DATA SHOWN.
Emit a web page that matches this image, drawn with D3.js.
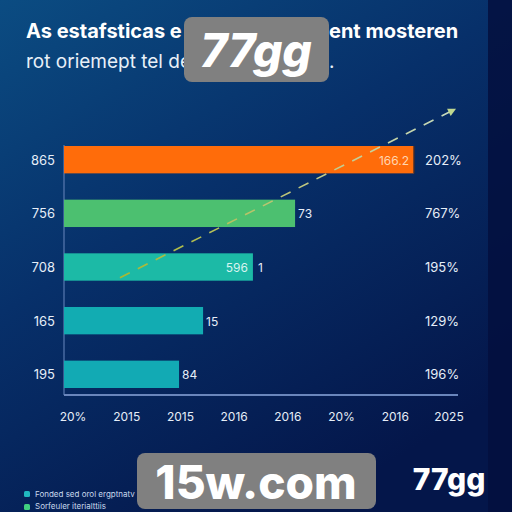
<!DOCTYPE html>
<html><head><meta charset="utf-8">
<script src="https://cdn.jsdelivr.net/npm/d3@7"></script>
<style>html,body{margin:0;padding:0;background:#061a4a;}svg{display:block;}</style>
</head><body>
<script>
const categories = ["865", "756", "708", "165", "195"];
const values = [177.7, 117.3, 95.9, 70.6, 58.4];
const valueLabels = ["166.2", "73", "596", "15", "84"];
const rightLabels = ["202%", "767%", "195%", "129%", "196%"];
const xTicks = ["20%", "2015", "2015", "2016", "2016", "20%", "2016", "2025"];
const barColors = ["#ff6c0a", "#4cc070", "#1cbaa6", "#12acb2", "#12aab4"];
const trendX = [28.4, 199];   // value-axis positions of the trend arrow
const trendY = [2.2, -0.95];  // category-index positions of the trend arrow

const W = 512, H = 512;
const svg = d3.select("body").append("svg").attr("width", W).attr("height", H);
const defs = svg.append("defs");
const bg = defs.append("linearGradient").attr("id", "bg").attr("x1", 0).attr("y1", 0).attr("x2", 0.6).attr("y2", 1);
bg.append("stop").attr("offset", 0).attr("stop-color", "#0b4c82");
bg.append("stop").attr("offset", 0.45).attr("stop-color", "#07306a");
bg.append("stop").attr("offset", 1).attr("stop-color", "#04164a");
svg.append("rect").attr("width", W).attr("height", H).attr("fill", "url(#bg)");
svg.append("rect").attr("x", 488).attr("width", 24).attr("height", H).attr("fill", "#040f3e").attr("opacity", 0.85);

const x = d3.scaleLinear().domain([0, 200]).range([64, 458]);
const yb = d3.scaleBand().domain(d3.range(categories.length)).range([146, 388]).paddingInner(0.49);
const yc = d3.scaleLinear().domain([0, categories.length - 1])
  .range([yb(0) + yb.bandwidth() / 2, yb(categories.length - 1) + yb.bandwidth() / 2]);
const xp = d3.scalePoint().domain(d3.range(xTicks.length)).range([73, 449]);

const p0 = [x(trendX[0]), yc(trendY[0])], p1 = [x(trendX[1]), yc(trendY[1])];
const tg = defs.append("linearGradient").attr("id", "tg").attr("gradientUnits", "userSpaceOnUse")
  .attr("x1", p0[0]).attr("y1", p0[1]).attr("x2", p1[0]).attr("y2", p1[1]);
tg.append("stop").attr("offset", 0).attr("stop-color", "#a8b830");
tg.append("stop").attr("offset", 0.55).attr("stop-color", "#c0c880");
tg.append("stop").attr("offset", 1).attr("stop-color", "#c8dcc0");

// axes lines
svg.append("line").attr("x1", 64).attr("x2", 64).attr("y1", 145).attr("y2", 395).attr("stroke", "#5a7ab0").attr("stroke-width", 1.2);
svg.append("line").attr("x1", 64).attr("x2", 458).attr("y1", 395).attr("y2", 395).attr("stroke", "#6a86bc").attr("stroke-width", 2);

// bars
svg.selectAll("rect.bar").data(values).join("rect").attr("class", "bar")
  .attr("x", x(0)).attr("y", (d, i) => yb(i)).attr("width", d => x(d) - x(0)).attr("height", yb.bandwidth())
  .attr("fill", (d, i) => barColors[i]);
svg.append("line").attr("x1", x(values[0])).attr("x2", x(values[0])).attr("y1", yb(0)).attr("y2", yb(0) + yb.bandwidth()).attr("stroke", "#3a2a30").attr("stroke-width", 1.5);

// trend dashed line
svg.append("path").attr("d", d3.line()([p0, p1])).attr("stroke", "url(#tg)").attr("stroke-width", 1.6)
  .attr("stroke-dasharray", "11,9").attr("fill", "none");
const ang = Math.atan2(p1[1] - p0[1], p1[0] - p0[0]) * 180 / Math.PI;
svg.append("path").attr("d", "M0,0 L-8,-4 L-8,4 Z").attr("fill", "#c0d890")
  .attr("transform", `translate(${p1[0]},${p1[1]}) rotate(${ang})`);

const font = "Inter, 'Open Sans', sans-serif";
// left labels
svg.selectAll("text.cat").data(categories).join("text").attr("class", "cat")
  .attr("x", 55).attr("y", (d, i) => yb(i) + yb.bandwidth() / 2 + 5).attr("text-anchor", "end")
  .attr("font-family", font).attr("font-size", 13).attr("fill", "#e6eef8").text(d => d);
// right labels
svg.selectAll("text.rl").data(rightLabels).join("text").attr("class", "rl")
  .attr("x", 425).attr("y", (d, i) => yb(i) + yb.bandwidth() / 2 + 5)
  .attr("font-family", font).attr("font-size", 13).attr("fill", "#e6eef8").text(d => d);
// value labels
const inside = [true, false, true, false, false];
svg.selectAll("text.vl").data(values).join("text").attr("class", "vl")
  .attr("x", (d, i) => inside[i] ? x(d) - 5 : x(d) + 3)
  .attr("y", (d, i) => yb(i) + yb.bandwidth() / 2 + 5)
  .attr("text-anchor", (d, i) => inside[i] ? "end" : "start")
  .attr("font-family", font).attr("font-size", 12)
  .attr("fill", (d, i) => i === 0 ? "#ffd6b0" : (i === 2 ? "#d8f4f0" : "#e6eef8"))
  .text((d, i) => valueLabels[i]);
svg.append("text").attr("x", x(values[2]) + 5).attr("y", yb(2) + yb.bandwidth() / 2 + 5)
  .attr("font-family", font).attr("font-size", 12).attr("fill", "#e6eef8").text("1");
// x ticks
svg.selectAll("text.xt").data(xTicks).join("text").attr("class", "xt")
  .attr("x", (d, i) => xp(i)).attr("y", 421).attr("text-anchor", "middle")
  .attr("font-family", font).attr("font-size", 12).attr("fill", "#e6eef8").text(d => d);

// title
svg.append("text").attr("x", 26).attr("y", 38).attr("font-family", font).attr("font-weight", 700)
  .attr("font-size", 20).attr("fill", "#ffffff").text("As estafsticas e");
svg.append("text").attr("x", 329).attr("y", 38).attr("font-family", font).attr("font-weight", 700)
  .attr("font-size", 20).attr("fill", "#ffffff").text("ent mosteren");
svg.append("text").attr("x", 26).attr("y", 68).attr("font-family", font)
  .attr("font-size", 19).attr("fill", "#e8f0f8").text("rot oriemept tel de");
svg.append("text").attr("x", 329).attr("y", 68).attr("font-family", font)
  .attr("font-size", 19).attr("fill", "#e8f0f8").text(".");

// legend
svg.append("rect").attr("x", 24).attr("y", 491).attr("width", 6).attr("height", 6).attr("rx", 1.5).attr("fill", "#20b8c0");
svg.append("text").attr("x", 35).attr("y", 497).attr("font-family", font).attr("font-size", 8).attr("fill", "#c8d8ec").text("Fonded sed orol ergptnatv");
svg.append("rect").attr("x", 24).attr("y", 504).attr("width", 6).attr("height", 6).attr("rx", 1.5).attr("fill", "#40d080");
svg.append("text").attr("x", 35).attr("y", 509).attr("font-family", font).attr("font-size", 8).attr("fill", "#c8d8ec").text("Sorfeuler iterialttiis");

// watermarks
svg.append("rect").attr("x", 184).attr("y", 17).attr("width", 145).attr("height", 65).attr("rx", 8).attr("fill", "#808080");
svg.append("text").attr("x", 256).attr("y", 67).attr("text-anchor", "middle").attr("font-family", font)
  .attr("font-weight", 800).attr("font-size", 46).attr("font-style", "italic").attr("fill", "#ffffff").text("77gg");
svg.append("rect").attr("x", 137).attr("y", 453).attr("width", 239).attr("height", 56).attr("rx", 8).attr("fill", "#808080");
svg.append("text").attr("x", 256).attr("y", 499).attr("text-anchor", "middle").attr("font-family", font)
  .attr("font-weight", 800).attr("font-size", 46).attr("fill", "#ffffff").text("15w.com");
svg.append("text").attr("x", 449).attr("y", 490).attr("text-anchor", "middle").attr("font-family", font)
  .attr("font-weight", 800).attr("font-size", 30).attr("fill", "#ffffff").text("77gg");
</script>
</body></html>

TASK REQUIREMENTS. Replicate the material above verbatim; images stay out of the copy.

OUTPUT.
Emit a web page that matches this image, drawn with D3.js.
<!DOCTYPE html>
<html><head><meta charset="utf-8">
<script src="https://cdn.jsdelivr.net/npm/d3@7"></script>
<style>html,body{margin:0;padding:0;background:#061a4a;}svg{display:block;}</style>
</head><body>
<script>
const categories = ["865", "756", "708", "165", "195"];
const values = [177.7, 117.3, 95.9, 70.6, 58.4];
const valueLabels = ["166.2", "73", "596", "15", "84"];
const rightLabels = ["202%", "767%", "195%", "129%", "196%"];
const xTicks = ["20%", "2015", "2015", "2016", "2016", "20%", "2016", "2025"];
const barColors = ["#ff6c0a", "#4cc070", "#1cbaa6", "#12acb2", "#12aab4"];
const trendX = [28.4, 199];   // value-axis positions of the trend arrow
const trendY = [2.2, -0.95];  // category-index positions of the trend arrow

const W = 512, H = 512;
const svg = d3.select("body").append("svg").attr("width", W).attr("height", H);
const defs = svg.append("defs");
const bg = defs.append("linearGradient").attr("id", "bg").attr("x1", 0).attr("y1", 0).attr("x2", 0.6).attr("y2", 1);
bg.append("stop").attr("offset", 0).attr("stop-color", "#0b4c82");
bg.append("stop").attr("offset", 0.45).attr("stop-color", "#07306a");
bg.append("stop").attr("offset", 1).attr("stop-color", "#04164a");
svg.append("rect").attr("width", W).attr("height", H).attr("fill", "url(#bg)");
svg.append("rect").attr("x", 488).attr("width", 24).attr("height", H).attr("fill", "#040f3e").attr("opacity", 0.85);

const x = d3.scaleLinear().domain([0, 200]).range([64, 458]);
const yb = d3.scaleBand().domain(d3.range(categories.length)).range([146, 388]).paddingInner(0.49);
const yc = d3.scaleLinear().domain([0, categories.length - 1])
  .range([yb(0) + yb.bandwidth() / 2, yb(categories.length - 1) + yb.bandwidth() / 2]);
const xp = d3.scalePoint().domain(d3.range(xTicks.length)).range([73, 449]);

const p0 = [x(trendX[0]), yc(trendY[0])], p1 = [x(trendX[1]), yc(trendY[1])];
const tg = defs.append("linearGradient").attr("id", "tg").attr("gradientUnits", "userSpaceOnUse")
  .attr("x1", p0[0]).attr("y1", p0[1]).attr("x2", p1[0]).attr("y2", p1[1]);
tg.append("stop").attr("offset", 0).attr("stop-color", "#a8b830");
tg.append("stop").attr("offset", 0.55).attr("stop-color", "#c0c880");
tg.append("stop").attr("offset", 1).attr("stop-color", "#c8dcc0");

// axes lines
svg.append("line").attr("x1", 64).attr("x2", 64).attr("y1", 145).attr("y2", 395).attr("stroke", "#5a7ab0").attr("stroke-width", 1.2);
svg.append("line").attr("x1", 64).attr("x2", 458).attr("y1", 395).attr("y2", 395).attr("stroke", "#6a86bc").attr("stroke-width", 2);

// bars
svg.selectAll("rect.bar").data(values).join("rect").attr("class", "bar")
  .attr("x", x(0)).attr("y", (d, i) => yb(i)).attr("width", d => x(d) - x(0)).attr("height", yb.bandwidth())
  .attr("fill", (d, i) => barColors[i]);
svg.append("line").attr("x1", x(values[0])).attr("x2", x(values[0])).attr("y1", yb(0)).attr("y2", yb(0) + yb.bandwidth()).attr("stroke", "#3a2a30").attr("stroke-width", 1.5);

// trend dashed line
svg.append("path").attr("d", d3.line()([p0, p1])).attr("stroke", "url(#tg)").attr("stroke-width", 1.6)
  .attr("stroke-dasharray", "11,9").attr("fill", "none");
const ang = Math.atan2(p1[1] - p0[1], p1[0] - p0[0]) * 180 / Math.PI;
svg.append("path").attr("d", "M0,0 L-8,-4 L-8,4 Z").attr("fill", "#c0d890")
  .attr("transform", `translate(${p1[0]},${p1[1]}) rotate(${ang})`);

const font = "Inter, 'Open Sans', sans-serif";
// left labels
svg.selectAll("text.cat").data(categories).join("text").attr("class", "cat")
  .attr("x", 55).attr("y", (d, i) => yb(i) + yb.bandwidth() / 2 + 5).attr("text-anchor", "end")
  .attr("font-family", font).attr("font-size", 13).attr("fill", "#e6eef8").text(d => d);
// right labels
svg.selectAll("text.rl").data(rightLabels).join("text").attr("class", "rl")
  .attr("x", 425).attr("y", (d, i) => yb(i) + yb.bandwidth() / 2 + 5)
  .attr("font-family", font).attr("font-size", 13).attr("fill", "#e6eef8").text(d => d);
// value labels
const inside = [true, false, true, false, false];
svg.selectAll("text.vl").data(values).join("text").attr("class", "vl")
  .attr("x", (d, i) => inside[i] ? x(d) - 5 : x(d) + 3)
  .attr("y", (d, i) => yb(i) + yb.bandwidth() / 2 + 5)
  .attr("text-anchor", (d, i) => inside[i] ? "end" : "start")
  .attr("font-family", font).attr("font-size", 12)
  .attr("fill", (d, i) => i === 0 ? "#ffd6b0" : (i === 2 ? "#d8f4f0" : "#e6eef8"))
  .text((d, i) => valueLabels[i]);
svg.append("text").attr("x", x(values[2]) + 5).attr("y", yb(2) + yb.bandwidth() / 2 + 5)
  .attr("font-family", font).attr("font-size", 12).attr("fill", "#e6eef8").text("1");
// x ticks
svg.selectAll("text.xt").data(xTicks).join("text").attr("class", "xt")
  .attr("x", (d, i) => xp(i)).attr("y", 421).attr("text-anchor", "middle")
  .attr("font-family", font).attr("font-size", 12).attr("fill", "#e6eef8").text(d => d);

// title
svg.append("text").attr("x", 26).attr("y", 38).attr("font-family", font).attr("font-weight", 700)
  .attr("font-size", 20).attr("fill", "#ffffff").text("As estafsticas e");
svg.append("text").attr("x", 329).attr("y", 38).attr("font-family", font).attr("font-weight", 700)
  .attr("font-size", 20).attr("fill", "#ffffff").text("ent mosteren");
svg.append("text").attr("x", 26).attr("y", 68).attr("font-family", font)
  .attr("font-size", 19).attr("fill", "#e8f0f8").text("rot oriemept tel de");
svg.append("text").attr("x", 329).attr("y", 68).attr("font-family", font)
  .attr("font-size", 19).attr("fill", "#e8f0f8").text(".");

// legend
svg.append("rect").attr("x", 24).attr("y", 491).attr("width", 6).attr("height", 6).attr("rx", 1.5).attr("fill", "#20b8c0");
svg.append("text").attr("x", 35).attr("y", 497).attr("font-family", font).attr("font-size", 8).attr("fill", "#c8d8ec").text("Fonded sed orol ergptnatv");
svg.append("rect").attr("x", 24).attr("y", 504).attr("width", 6).attr("height", 6).attr("rx", 1.5).attr("fill", "#40d080");
svg.append("text").attr("x", 35).attr("y", 509).attr("font-family", font).attr("font-size", 8).attr("fill", "#c8d8ec").text("Sorfeuler iterialttiis");

// watermarks
svg.append("rect").attr("x", 184).attr("y", 17).attr("width", 145).attr("height", 65).attr("rx", 8).attr("fill", "#808080");
svg.append("text").attr("x", 256).attr("y", 67).attr("text-anchor", "middle").attr("font-family", font)
  .attr("font-weight", 800).attr("font-size", 46).attr("font-style", "italic").attr("fill", "#ffffff").text("77gg");
svg.append("rect").attr("x", 137).attr("y", 453).attr("width", 239).attr("height", 56).attr("rx", 8).attr("fill", "#808080");
svg.append("text").attr("x", 256).attr("y", 499).attr("text-anchor", "middle").attr("font-family", font)
  .attr("font-weight", 800).attr("font-size", 46).attr("fill", "#ffffff").text("15w.com");
svg.append("text").attr("x", 449).attr("y", 490).attr("text-anchor", "middle").attr("font-family", font)
  .attr("font-weight", 800).attr("font-size", 30).attr("fill", "#ffffff").text("77gg");
</script>
</body></html>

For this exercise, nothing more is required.